Artigo de Milton Medran Moreira - Novembro de 2000

Opinião em Tópicos

Nova Versão

No exato momento em que realizávamos em Porto Alegre o Congresso da C.E.P.A., propondo o início da discussão sobre a atualização do espiritismo, meu amigo Homero Ward da Rosa, de Pelotas, RS., enviava-me reprodução de notícia lá veiculada pelo bispo Jayme Chemello, presidente da CNBB, dando conta de que, com o aval daquele organismo, prepara-se uma nova tradução da Bíblia, com nova linguagem, mais apropriada para o Brasil. Chemello justifica com a argumentação de que o livro sagrado judaico-cristão nunca foi escrito em português. A tradução foi feita a partir de edições escritas em aramaico, hebraico, grego e latim. E que o texto, atualizado e escrito em bom e moderno português, favorecerá o entendimento dos cristãos.
Diante da notícia, Homero se pergunta: se até a ortodoxia cristã já vem, há muitos anos, sentindo a necessidade da atualização, como pode haver em nosso meio pessoas contrárias a isso relativamente ao espiritismo?

Fundo e Forma

Não sei como a Igreja no Brasil vai fazer essa atualização de linguagem. No caso da Bíblia isso implica em enorme risco de descaracterização. Porque, na verdade, a Bíblia, queiram ou não os cristãos, ao lado de preceitos éticos e morais sublimes, abarca conceitos que, à luz dos modernos parâmetros de civilização, são de um anacronismo que vai além da questão da forma e deixa clara sua intrínseca contaminação atingindo o próprio fundo.
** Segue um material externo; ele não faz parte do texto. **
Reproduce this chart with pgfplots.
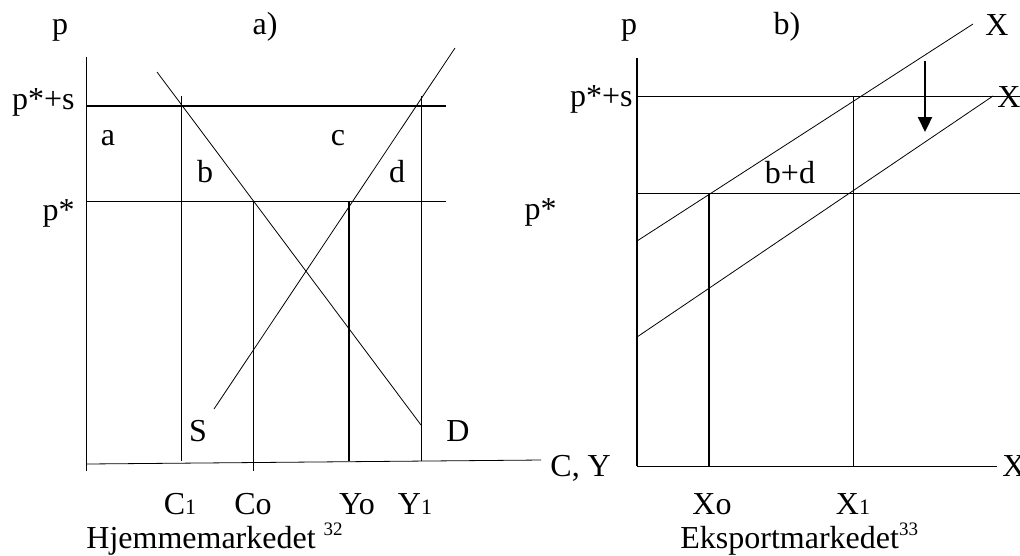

Aquele Jeová furibundo e emocionalmente instável, que se melindrava com qualquer ofensa e que distribuía prêmios e castigos arbitrariamente modificáveis ao sabor dos atos de bajulação, dos sacrifícios e das oferendas de seu "povo eleito" (conceito ainda vigente na cristandade), por melhor que se aprimore a linguagem, não conseguirá jamais se adaptar a uma concepção pelo menos humanista de Deus. Para que seja resgatada a dignidade do homem cristão, ele será obrigado por muitas vezes a recusar a forma e também o fundo de suas escrituras.

Divina ou Humana ?

Não é isso o que ocorre com a questão da atualização do espiritismo. Em primeiro lugar, há um consenso entre nós no sentido de que a obra de Kardec é intocável. Inclusive as traduções que temos, umas de maior qualidade que as outras, são, no geral, fiéis ao espírito do texto original. Alterar a obra de Kardec seria um atentado ao direito autoral e um crime à sua memória. Mas a revelação espírita não é uma revelação religiosa e, portanto, inalterável. Pode-se dizer que ela é divina? De certa forma, sim. Na mesma medida que o é toda descoberta científica. Toda verdade contém, em sua essência, a presença divina, impregnada que está dessa "inteligência suprema, causa primeira de todas as coisas". Mas, como disse Kardec, é humana a sua elaboração, desde sua origem, produto que foi do intercâmbio entre a humanidade encarnada e desencarnada, e em todo os seu contínuo processo de aperfeiçoamento. E, exatamente por não ser religiosa e nem se situar no campo do sagrado mas sim, no terreno do natural, é que ela reclama contínuo aprimoramento. Como tudo na Natureza.

Dessacralização

Quando Copérnico lançou sua teoria de que a Terra não era o centro do universo, Lutero chamou-o de "astrólogo vigarista", e Calvino, invocando o salmo "o mundo também está determinado e não pode ser mudado", perguntava: "Quem ousará colocar a autoridade de Copérnico acima da autoridade do Espírito Santo?". Pouco depois, Galileu Galilei, para se livrar da fogueira, teve de renunciar ao heliocentrismo. Seria a força da revelação científica e não a revelação religiosa, parte da qual é tão claramente contrária ao progresso da ciência e ao humanismo, que iriam confirmar, depois, essa e a tantas outras verdades que contrariam não só a letra mas também o espírito do que está contido na Bíblia. Não é simplesmente adaptando traduções à linguagem atual que os cristãos resolverão esses problemas. É admitindo a pluralidade das fontes, as presumivelmente sagradas e as claramente profanas, como reveladoras do conhecimento. Mas, quando chegar a admitir isso, a religião terá se feito laica. De tanto esvaziar-se, sua caixa de mistérios nada mais conterá do que o natural. Quando isso acontecer - e fatalmente acontecerá - a religião estará vivendo exatamente o processo que, hoje, o espiritismo, mesmo com resistências, está apto a impulsionar: o de sua dessacralização.